So, another rambling idea I just had, so I’m kind of thinking out loud here (so to speak). I recently finished Bernard Cornwell’s excellent book Agincourt, which prompted some thoughts about the reality of medieval(ish) melee combat and, more to the point, exhaustion in combat (especially on the muddy fields of Agincourt) and how such applies to D&D.
Most editions of D&D have one or more rules about exertion, exhaustion and what not. OD&D, for example, requires a party to rest 1 turn for every 5 turns spent exploring, or suffer a -1 penalty to all checks. I vaguely recall AD&D having a rule about being able to sustain melee combat for a number of rounds equal to a character’s Constitution score before suffering penalties for exhaustion (a rule we never really used, I should add).
Most of the time I simply ignore these kind of rules and just play the game. However, I can see a style of game that is very much focused on the details and minutia of dungeon exploration: resource management, time management, mapping, lighting, etc. and, of course, exhaustion.
So, as a simple way to track exhaustion, each character is given a number of tokens equal to their Constitution score, representing the character’s stamina.
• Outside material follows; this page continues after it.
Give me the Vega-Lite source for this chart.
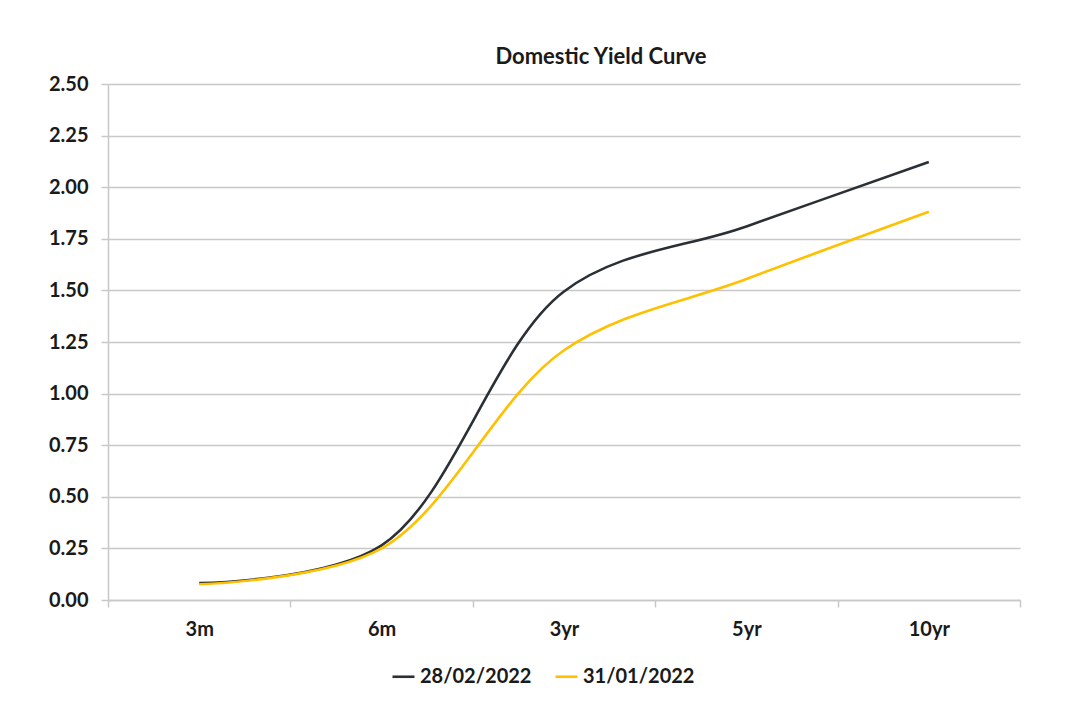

Players surrender one of their character’s exertion tokens every turn spent exploring. Worse, they surrender a token every round of combat. Resting for a short period (1 turn? 1 hour? not sure on this) restores the character’s tokens.
A character unable to surrender a token is exhausted and suffers a significant penalty: at least -2, but maybe even -4, to stress the importance of resting and recovering one’s strength, especially after battle. Of course, resting eats up time, bringing more wandering monster checks and the possibility of sudden death with little reward.
You can also play around with the mechanic a bit, for example fighting in mud costs 2 tokens per round of combat. Also, spells could drain or restore tokens, or special attacks could reduce exertion tokens instead of hit points, etc.
I wouldn’t use such a system in every campaign, but it could play an interesting role in a gritty game of lethal dungeon exploration where mapping, lighting and tracking every resource is vitally important to survival.
Thoughts, idea, suggestions, questions all welcome. Cheers.